I didn’t know that subconsciously I disliked tension in the air so much that I would lend myself as an emotional punch-bag. However, by observing the dynamic in the room and the same pattern occur a few times, I could see that what I was doing was creating the dynamic.
This gave me power over the situation. I had a choice, which was to either to not react to the tension by diving straight into my work or if it was too uncomfortable to leave. I resigned but did seriously consider putting a lawyer on them. However, what was of more use to me was the discovery that I had a learned behaviour which made me a regular target for bullies. Priceless.
Responsibility
You don’t get anything from blaming other people for things that don’t work in your life. If other people are to blame, what can you do? Nothing. Therefore, forget blame and focus on responsibility. Notice the word ‘response’ in responsibility.
Blame
The word blame is not in there. Someone who is always a victim of misfortune is not great fun to hang around with. However, we all face genuine bad luck and misfortune sometimes and are the cause of things going wrong at other times. The best place to be is where you can identify times when your own speech and actions create patterns in the reactions you get from various sorts of people ranging from strangers to family. It’s like doing a jigsaw. You wouldn’t start with the middle pieces of just blue sky to solve a puzzle depicting a sunny Cornish beach scene would you?
As a rule, experiences you have before you are 18, or while adults are still responsible for you, are not always in your control. That does not mean that you can spend your life saying ‘because my mum did that to me’ or ‘I say that because my dad lost his job at a crucial time in my life’.
You would be the loser if you did that. When you are in control of what happens to you, it is time to start removing the negative effects or feelings of blame you might have accumulated when things happened to you when adults had control over your life.
It worth accepting that it is inevitable that parents are going to be annoyed, frustrated, thwarted or aggravated in some way and it may as well be said here that they might in some way, at some time bully the children who are dependent on them. As more people become aware that alternative avenues of behaviour are open to them, the less this will happen. However, you are the person who can make your life the best it can by learning from experiences you have had how to be someone who cannot be bullied.

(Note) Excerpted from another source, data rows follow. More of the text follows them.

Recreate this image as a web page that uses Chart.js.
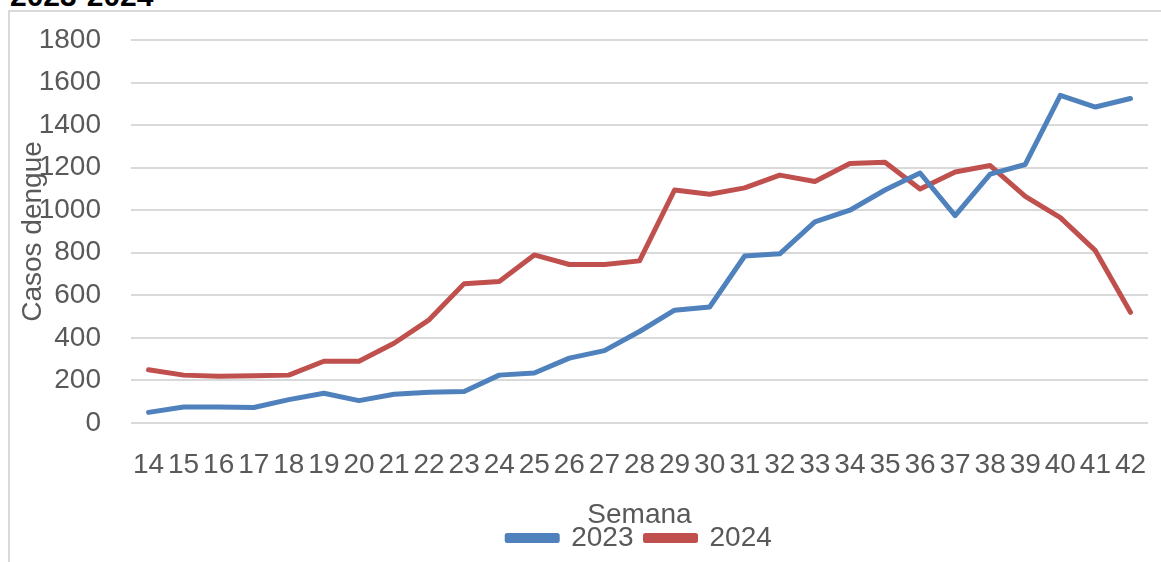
<!DOCTYPE html>
<html>
<head>
<meta charset="utf-8">
<script src="https://cdn.jsdelivr.net/npm/chart.js@4.4.1/dist/chart.umd.min.js"></script>
<style>
  html, body { margin: 0; padding: 0; background: #fff; overflow: hidden; }
  body { width: 1161px; height: 562px; position: relative; }
  #frame { position: absolute; left: 8px; top: 10px; width: 1200px; height: 600px;
           border-left: 2px solid #d9d9d9; border-top: 2px solid #d9d9d9; }
  #title { position: absolute; left: 10px; top: -21px; line-height: 30px;
           font: bold 30px 'Liberation Sans', Arial, sans-serif; color: #000; white-space: nowrap; }
  #wrap { position: absolute; left: 0; top: 0; width: 1161px; height: 562px; }
</style>
</head>
<body>
<div id="frame"></div>
<div id="title">2023-2024</div>
<div id="wrap"><canvas id="chart" width="1161" height="562"></canvas></div>
<script>
// semanas epidemiológicas
const semanas = ['14','15','16','17','18','19','20','21','22','23','24','25','26','27','28',
                 '29','30','31','32','33','34','35','36','37','38','39','40','41','42'];

const casos2023 = [50, 75, 75, 73, 110, 140, 105, 135, 145, 148, 225, 235, 305, 340, 430,
                   530, 545, 785, 795, 945, 1000, 1095, 1175, 975, 1170, 1215, 1540, 1485, 1525];

const casos2024 = [250, 225, 220, 222, 225, 290, 290, 375, 485, 655, 665, 790, 745, 745, 762,
                   1095, 1075, 1105, 1165, 1135, 1220, 1225, 1100, 1180, 1210, 1065, 965, 810, 520];

const yTicks = [0, 200, 400, 600, 800, 1000, 1200, 1400, 1600, 1800];

const azul = '#4f81bd';
const rojo = '#c0504d';
const gris = '#595959';

Chart.defaults.font.family = "'Liberation Sans', Arial, sans-serif";
Chart.defaults.font.size = 28;
Chart.defaults.color = gris;

// titulo del eje Y, encima de las etiquetas como en el original
const yTitle = {
    id: 'yTitle',
    afterLayout(chart) {
        // centrar la leyenda sobre el area del grafico
        chart.legend.left = chart.chartArea.left;
        chart.legend.right = chart.chartArea.right;
    },
    afterDraw(chart) {
        const { ctx, chartArea } = chart;
        ctx.save();
        ctx.translate(33, (chartArea.top + chartArea.bottom) / 2);
        ctx.rotate(-Math.PI / 2);
        ctx.font = "28px 'Liberation Sans', Arial, sans-serif";
        ctx.fillStyle = gris;
        ctx.textAlign = 'center';
        ctx.textBaseline = 'middle';
        ctx.fillText('Casos dengue', 0, 0);
        ctx.restore();
    }
};

const serie = (label, data, color) => ({
    label: label,
    data: data,
    borderColor: color,
    backgroundColor: color,
    borderWidth: 5,
    pointRadius: 0,
    tension: 0,
    borderCapStyle: 'round',
    borderJoinStyle: 'round'
});

new Chart(document.getElementById('chart'), {
    type: 'line',
    data: {
        labels: semanas,
        datasets: [serie('2023', casos2023, azul), serie('2024', casos2024, rojo)]
    },
    options: {
        responsive: false,
        animation: false,
        layout: { padding: { top: 40, right: 13, left: 0, bottom: 0 } },
        plugins: {
            tooltip: { enabled: false },
            legend: {
                position: 'bottom',
                labels: { boxWidth: 50, boxHeight: 5, padding: 12, color: gris }
            }
        },
        scales: {
            x: {
                offset: true,
                afterFit: (scale) => {
                    scale.height = 89;
                    scale.paddingLeft = 0;
                    scale.paddingRight = 0;
                },
                grid: { display: false },
                border: { display: false },
                ticks: { padding: 17, maxRotation: 0, autoSkip: false },
                title: { display: true, text: 'Semana', padding: { top: 0, bottom: -20 } }
            },
            y: {
                min: yTicks[0],
                max: yTicks[yTicks.length - 1],
                afterFit: (scale) => {
                    scale.width = 131;
                    scale.paddingTop = 0;
                    scale.paddingBottom = 0;
                },
                border: { display: false },
                grid: { color: '#d9d9d9', lineWidth: 2, drawTicks: false },
                ticks: { stepSize: yTicks[1] - yTicks[0], padding: 30, callback: (v) => String(v) }
            }
        }
    },
    plugins: [yTitle]
});
</script>
</body>
</html>
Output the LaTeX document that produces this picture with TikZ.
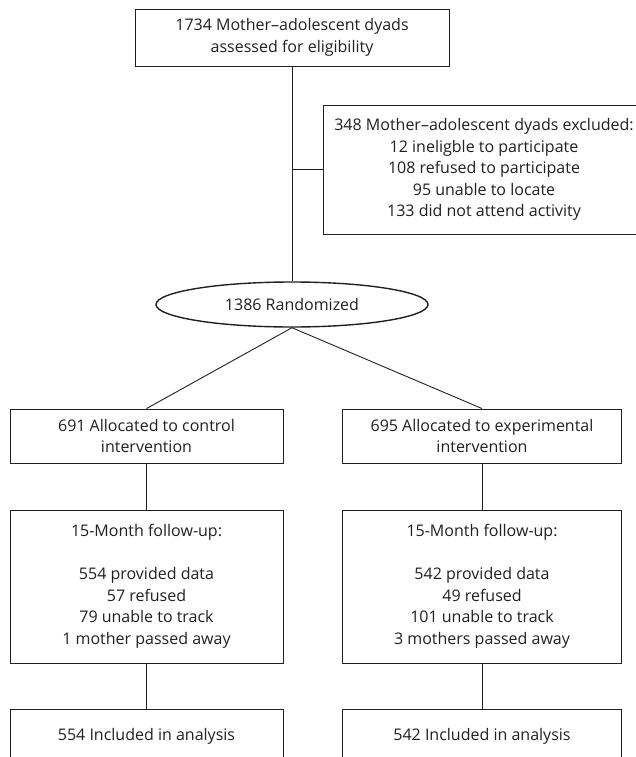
\documentclass[tikz,border=0pt]{standalone}
\usepackage{fontspec}
\setmainfont{Open Sans}
\usetikzlibrary{shapes.geometric}
\definecolor{sumi}{HTML}{231F20}

\begin{document}
\begin{tikzpicture}[x=1pt, y=-1pt, font=\fontsize{16}{21.5}\selectfont, color=sumi,
    box/.style={draw=sumi, line width=0.9pt, inner sep=0pt, align=center, minimum height=54pt},
    link/.style={draw=sumi, line width=0.9pt}]
    \useasboundingbox (0, 0) rectangle (636, 757);
    \clip (0, 0) rectangle (636, 757);

    % top
    \node[box, minimum width=314pt, minimum height=57pt] (screen) at (292, 37.5) {1734 Mother–adolescent dyads\\assessed for eligibility};
    \node[box, minimum width=322pt, minimum height=129pt] (excluded) at (484, 169.5) {348 Mother–adolescent dyads excluded:\\12 ineligble to participate\\108 refused to participate\\95 unable to locate\\133 did not attend activity};
    \node[ellipse, draw=sumi, line width=1.4pt, inner sep=0pt, minimum width=272pt, minimum height=45pt] (random) at (292, 304.5) {1386 Randomized};

    \coordinate (branch) at (screen.south |- excluded.west);
    \draw[link] (screen.south) -- (random.north);
    \draw[link] (branch) -- (excluded.west);

    % left
    \node[box, minimum width=273pt] (control) at (146.5, 436) {691 Allocated to control\\intervention};
    \node[box, minimum width=273pt, minimum height=153pt] (followctl) at (146.5, 586.5) {15-Month follow-up:\\[21.5pt]554 provided data\\57 refused\\79 unable to track\\1 mother passed away};
    \node[box, minimum width=273pt] (inclctl) at (146.5, 736) {554 Included in analysis};

    % right
    \node[box, minimum width=278.5pt] (experim) at (482, 436) {695 Allocated to experimental\\intervention};
    \node[box, minimum width=278.5pt, minimum height=153pt] (followexp) at (482, 586.5) {15-Month follow-up:\\[21.5pt]542 provided data\\49 refused\\101 unable to track\\3 mothers passed away};
    \node[box, minimum width=278.5pt] (inclexp) at (482, 736) {542 Included in analysis};

    \foreach \a / \b in {random.south/control.north, random.south/experim.north, control/followctl, followctl/inclctl, experim/followexp, followexp/inclexp}
        \draw[link] (\a) -- (\b);

\end{tikzpicture}
\end{document}
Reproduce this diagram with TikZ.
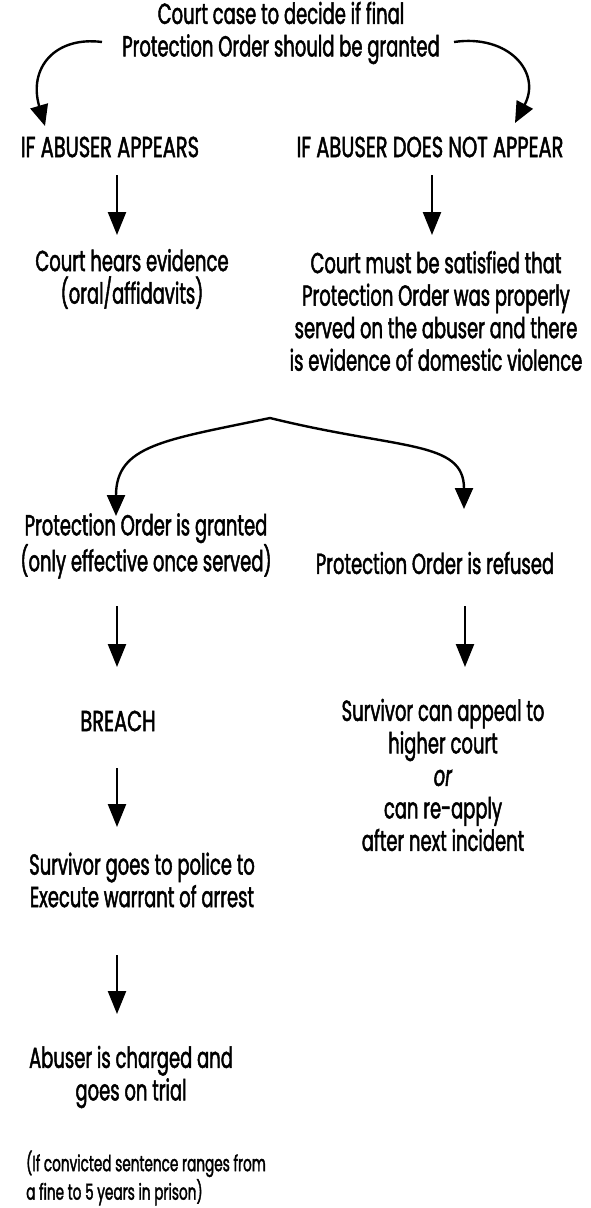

I must say here, that it is very difficult for people to progress personally in a satisfactory way, who are not given autonomy when they are 18 years old. This book is aimed to assist people who have experienced extended chauvinist, dictatorial, boarding school upbringings. If you recognise yourself in this and can get benefit from this information, then I think everyone can gain from it.
Continued control over someone who has all their correct faculties happens sometimes to females from traditional English backgrounds because the accepted “wisdom” which has its roots deeply seated in out-moded social structures, marital and family law in the United Kingdom. A type of Georgian England persists behind the doors of England’s better off families, never sniffed around by social services.
I must add here that the United Kingdom is in no way alone with its deeply rooted social protocols which occur more frequently in social classes that believe themselves to be on display or important.
Humility is a way out of being bullied
We all have an ego. However your ego can get in the way when you are being bullied. Imagine hearing whatever a bully said and thinking to yourself ‘so what?’. This phrase shows indifferent to however you are being treated or spoken to and is very difficult to respond to. It is no good, of course, when a bully is holding you by the neck against the wall to look at your toes and squeak out a faintly audible ‘’so what?”
That is why I suggest thinking it first. Tell your mind that everything being said or done to you doesn’t mean anything. It’s not personal. When you can really feel it respond to the bully with a bold ‘So what?’ and see what their reaction is. If you are facing cyber-bullying, this would also be a useful response, to whatever is being said to you. In fact the word ‘whatever’ works pretty well too. Think of Katherine Tate’s character Lauren and how she tries far too hard to persuade everyone that ‘she’s not bothered and how unconvincing she is.
The following idea might be fun. Observe what people who bully do that makes you feel worst or particularly pushes your buttons and ask yourself what you don’t like about what they said or did. OK, the fun bit is yet to come. Has anyone ever replied to you with ‘whatever’? How did it make you feel about what you just said to them?
Sarcasm
Whatever is one of the arch-bishops of sarcasm, in my opinion. How easy did you find it to think of something to say next? Here’s the fun bit. Notice what your bully does that you most dislike and say it to them instead of trying to reason with them or say anything else.
The exchange will probably end when you have just started to enjoy it! I don’t suggest imitating them as that tends to make people look a bit silly. If you are an executive director of a large firm, school playground behaviour won’t serve you well (am indulging in a comedy tangent here as I know you don’t need to be told this).
Particularly where work hierarchies are involved, the above suggestion would probably be unsuitable for a professional environment. I will look at workplace bullying in a later chapter as it’s not pleasant spending all that time in work with people who are nasty to be around, so you might need to consider wider options rather than just your response.